O PPCUB está em análise na Câmara Distrital desde o ano passado. O pré-projeto passou por audiências públicas e outras instâncias de análise – como o Conselho de Planejamento Territorial e Urbano do Distrito Federal (Conplan) – com aprovações polêmicas e até mesmo questionadas pelo Ministério Público. Nos últimos dias, ele voltou a tramitar no legislativo distrital.
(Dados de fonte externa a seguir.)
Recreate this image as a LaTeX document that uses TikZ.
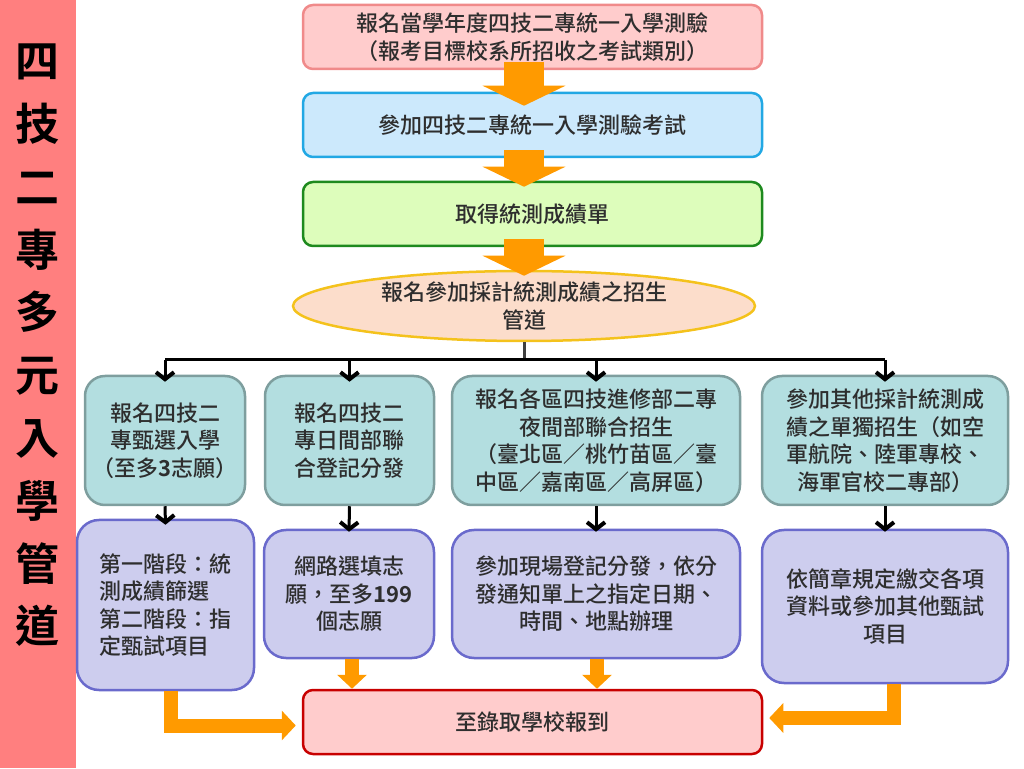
\documentclass[tikz,border=0pt]{standalone}
\usepackage{fontspec}
\setmainfont{Noto Sans CJK TC Medium}[BoldFont={Noto Sans CJK TC Bold}]
\usetikzlibrary{shapes.geometric,arrows.meta}

\definecolor{barred}{HTML}{FF7F7F}
\definecolor{txtgray}{HTML}{2E2E2E}
\definecolor{pinkfill}{HTML}{FFCCCC}
\definecolor{pinkline}{HTML}{F08A8A}
\definecolor{bluefill}{HTML}{CCE9FC}
\definecolor{blueline}{HTML}{22A8E4}
\definecolor{greenfill}{HTML}{DDFDBB}
\definecolor{greenline}{HTML}{1E8A1E}
\definecolor{peachfill}{HTML}{FCDDCB}
\definecolor{goldline}{HTML}{F4C21C}
\definecolor{tealfill}{HTML}{B3DEE0}
\definecolor{tealline}{HTML}{7E9E9E}
\definecolor{lavfill}{HTML}{CDCDEE}
\definecolor{lavline}{HTML}{6A6ACC}
\definecolor{redline}{HTML}{C80000}
\definecolor{arroworange}{HTML}{FF9A00}

\tikzset{
  box/.style={draw, line width=2.5pt, inner sep=0pt, align=center, text=txtgray,
    font=\fontsize{22}{27.5}\selectfont},
  wide/.style={box, rounded corners=10pt, minimum width=459pt, minimum height=64pt},
  route/.style={box, draw=tealline, fill=tealfill, rounded corners=20pt, minimum height=129pt},
  task/.style={box, draw=lavline, fill=lavfill, rounded corners=22pt},
  bigarrow/.style={arroworange, line width=40pt, -{Triangle[length=20pt,width=82pt]}},
  smallarrow/.style={arroworange, line width=14pt, -{Triangle[length=14pt,width=29pt]}},
  feed/.style={line width=3pt, -{Straight Barb[length=7pt,width=18pt,line width=4pt]}}
}

\begin{document}
\begin{tikzpicture}[x=1pt,y=1pt]
\useasboundingbox (0,0) rectangle (1024,768);

% Title bar on the left
\fill[barred] (0,0) rectangle (76,768);
\node[font=\fontsize{44}{62.8}\selectfont\bfseries, align=center] (title) at (38,422.5)
  {四\\技\\二\\專\\多\\元\\入\\學\\管\\道};

% Main steps
\node[wide, draw=pinkline, fill=pinkfill] (signup) at (532.5,731)
  {報名當學年度四技二專統一入學測驗\\（報考目標校系所招收之考試類別）};
\node[wide, draw=blueline, fill=bluefill] (exam) at (532.5,643) {參加四技二專統一入學測驗考試};
\node[wide, draw=greenline, fill=greenfill] (score) at (532.5,554) {取得統測成績單};
\node[box, ellipse, draw=goldline, fill=peachfill, minimum width=462pt, minimum height=70pt] (channel)
  at (524,462) {報名參加採計統測成績之招生\\管道};

% Block arrows
\draw[bigarrow] ([yshift=8pt]channel.north |- signup.south) -- ([yshift=-14pt]channel.north |- exam.north);
\draw[bigarrow] ([yshift=8pt]channel.north |- exam.south) -- ([yshift=-6pt]channel.north |- score.north);
\draw[bigarrow] ([yshift=8pt]channel.north |- score.south) -- ([yshift=-6pt]channel.north);

% Four routes
\node[route, minimum width=160pt] (star) at (165,327.5)
  {報名四技二\\專甄選入學\\（至多\textbf{3}志願）};
\node[route, minimum width=169pt] (day) at (349.5,327.5)
  {報名四技二\\專日間部聯\\合登記分發};
\node[route, minimum width=288pt] (night) at (596,327.5)
  {報名各區四技進修部二專\\夜間部聯合招生\\（臺北區／桃竹苗區／臺\\中區／嘉南區／高屏區）};
\node[route, minimum width=246pt] (other) at (885,327.5)
  {參加其他採計統測成\\績之單獨招生（如空\\軍航院、陸軍專校、\\海軍官校二專部）};

% Bus from the ellipse
\coordinate (bus) at (528,408);
\draw[line width=3pt, black!75] (channel.south) -- (channel.south |- bus);
\draw[line width=3pt] (star.north |- bus) -- (other.north |- bus);
\foreach \r in {star,day,night,other}
  \draw[feed] (\r.north |- bus) -- ([yshift=-7pt]\r.north);

% What each route asks
\node[task, align=left, minimum width=177pt, minimum height=170pt] (stage) at (165.5,163)
  {第一階段：統\\測成績篩選\\第二階段：指\\定甄試項目};
\node[task, minimum width=170pt, minimum height=128pt] (online) at (349,174)
  {網路選填志\\願，至多\textbf{199}\\個志願};
\node[task, minimum width=288pt, minimum height=128pt] (onsite) at (596,174)
  {參加現場登記分發，依分\\發通知單上之指定日期、\\時間、地點辦理};
\node[task, minimum width=246pt, minimum height=153pt] (papers) at (885,161.5)
  {依簡章規定繳交各項\\資料或參加其他甄試\\項目};

\draw[feed] (star.south) -- ([yshift=-6pt]stage.north);
\draw[feed] (day.south) -- ([yshift=-3pt]online.north);
\draw[feed] (night.south) -- ([yshift=-3pt]onsite.north);
\draw[feed] (other.south) -- ([yshift=-3pt]papers.north);

% Final step
\node[wide, draw=redline, fill=pinkfill] (report) at (532.5,46) {至錄取學校報到};

\draw[smallarrow] ([xshift=3pt]online.south) -- ([xshift=3pt]online.south |- report.north);
\draw[smallarrow] ([xshift=1pt]onsite.south) -- ([xshift=1pt]onsite.south |- report.north);
\draw[smallarrow] ([xshift=5.5pt]stage.south) |- ([xshift=-6pt,yshift=-3.5pt]report.west);
\draw[smallarrow] ([xshift=8.5pt]papers.south) |- ([xshift=6pt,yshift=4pt]report.east);
\end{tikzpicture}
\end{document}
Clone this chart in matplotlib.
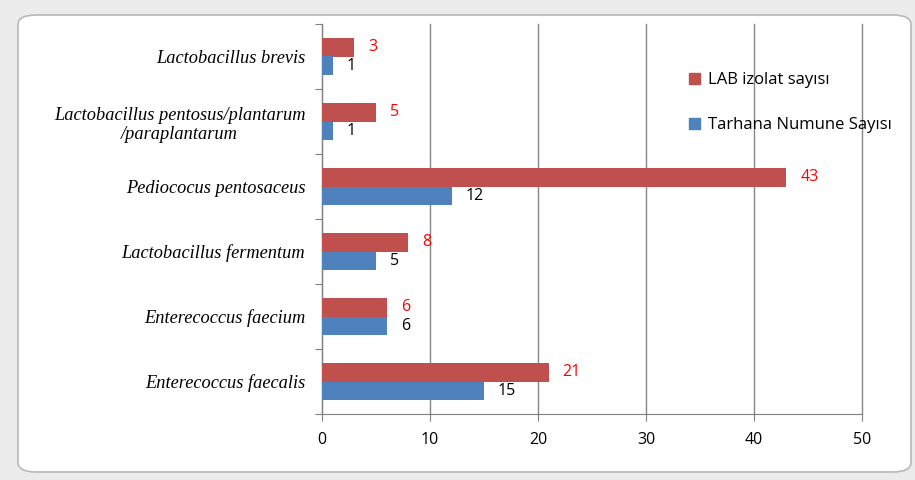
import numpy as np
import matplotlib.pyplot as plt
from matplotlib.patches import FancyBboxPatch, Patch

turler = ['Enterecoccus faecalis', 'Enterecoccus faecium', 'Lactobacillus fermentum',
          'Pediococus pentosaceus', 'Lactobacillus pentosus/plantarum\n/paraplantarum',
          'Lactobacillus brevis']
lab_izolat = [21, 6, 8, 43, 5, 3]
tarhana_numune = [15, 6, 5, 12, 1, 1]

kirmizi = '#c0504d'
mavi = '#4f81bd'

fig = plt.figure(figsize=(9.15, 4.8), dpi=100, facecolor='#ececec')
# beyaz grafik alani
cerceve = FancyBboxPatch((18 / 915, 8 / 480), 893 / 915, 457 / 480,
                         boxstyle='round,pad=0,rounding_size=0.02',
                         transform=fig.transFigure, facecolor='white',
                         edgecolor='#b8b8b8', linewidth=1.2, zorder=-1)
fig.patches.append(cerceve)

ax = fig.add_axes([322 / 915, 66 / 480, 540 / 915, 390 / 480])
ax.set_facecolor('none')

poz = np.arange(len(turler))
h = 0.28
ax.barh(poz + h / 2, lab_izolat, height=h, color=kirmizi, zorder=3)
ax.barh(poz - h / 2, tarhana_numune, height=h, color=mavi, zorder=3)

for p, v in zip(poz, lab_izolat):
    ax.annotate(str(v), (v, p + h / 2), xytext=(10, 0), textcoords='offset points',
                va='center', ha='left', color='#ff0000', fontsize=11.5, family='Open Sans')
for p, v in zip(poz, tarhana_numune):
    ax.annotate(str(v), (v, p - h / 2), xytext=(10, 0), textcoords='offset points',
                va='center', ha='left', color='black', fontsize=11.5, family='Open Sans')

ax.set_xlim(0, 50)
ax.set_ylim(-0.5, len(turler) - 0.5)
ax.set_xticks(np.arange(0, 51, 10))
ax.tick_params(axis='x', labelsize=11.5, colors='#808080', labelcolor='black', length=5, pad=8)
for t in ax.get_xticklabels():
    t.set_family('Open Sans')

ax.set_yticks(np.arange(-0.5, len(turler), 1))
ax.set_yticklabels([])
ax.set_yticks(poz, minor=True)
ax.set_yticklabels(turler, minor=True, family='Liberation Serif', style='italic',
                   fontsize=13.2, multialignment='center')
ax.tick_params(axis='y', which='major', length=5, colors='#808080')
ax.tick_params(axis='y', which='minor', length=0, pad=12)

ax.grid(axis='x', color='#868686', linewidth=1, zorder=0)
for gl in ax.get_xgridlines():
    gl.set_clip_on(False)
ax.spines['top'].set_visible(False)
ax.spines['right'].set_visible(False)
ax.spines['left'].set_color('#808080')
ax.spines['bottom'].set_color('#808080')

ax.legend(handles=[Patch(color=kirmizi), Patch(color=mavi)],
          labels=['LAB izolat sayısı', 'Tarhana Numune Sayısı'],
          loc='upper left', bbox_to_anchor=(0.652, 0.915), frameon=False,
          handlelength=0.65, handleheight=0.65, handletextpad=0.5, labelspacing=1.75,
          prop={'family': 'Open Sans', 'size': 12})

fig.savefig('out.png', dpi=100, facecolor=fig.get_facecolor())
O plano prevê, por exemplo, a possibilidade de criação de uma cidade com prédios de nove andares no Setor Ferroviário, próximo à antiga Rodoferroviária e ao Setor Militar; a divisão de lotes em setores como o de embaixadas e o de garagens, além da criação de uma nova quadra no Setor Sudoeste, próximo ao Eixo Monumental; a possibilidade de construção de mais hotéis na orla do Lago Paranoá, dando brecha para a transformação em residências, o que isolaria o acesso da população ao Lago; e um dos mais polêmicos, a possibilidade de construção de um novo setor hoteleiro na 901 norte, espaço cuja destinação é originalmente residencial, entre outros pontos.

Premissa

De acordo com Vera Ramos, diretora de patrimônio cultural do Instituto Histórico e Geográfico do DF, pelo texto quase 70% dos setores como Candangolândia, Cruzeiro, e outros que compõem a área tombada de Brasília, sofrem algum tipo de intervenção. Na opinião da arquiteta, o PPCUB erra por não ser claro, não apresenta mapas com as principais alterações, não dizer o que está proposto e nem o que vai ser modificado de fato, detalhadamente. Também não cria mecanismos para corrigir desvirtuamentos, como os condomínios residenciais na orla do Lago e a regularização dos puxadinhos, postergando situações urgentes e promovendo adensamentos urbanos em quase toda a área tombada sem os devidos estudos de infraestrutura.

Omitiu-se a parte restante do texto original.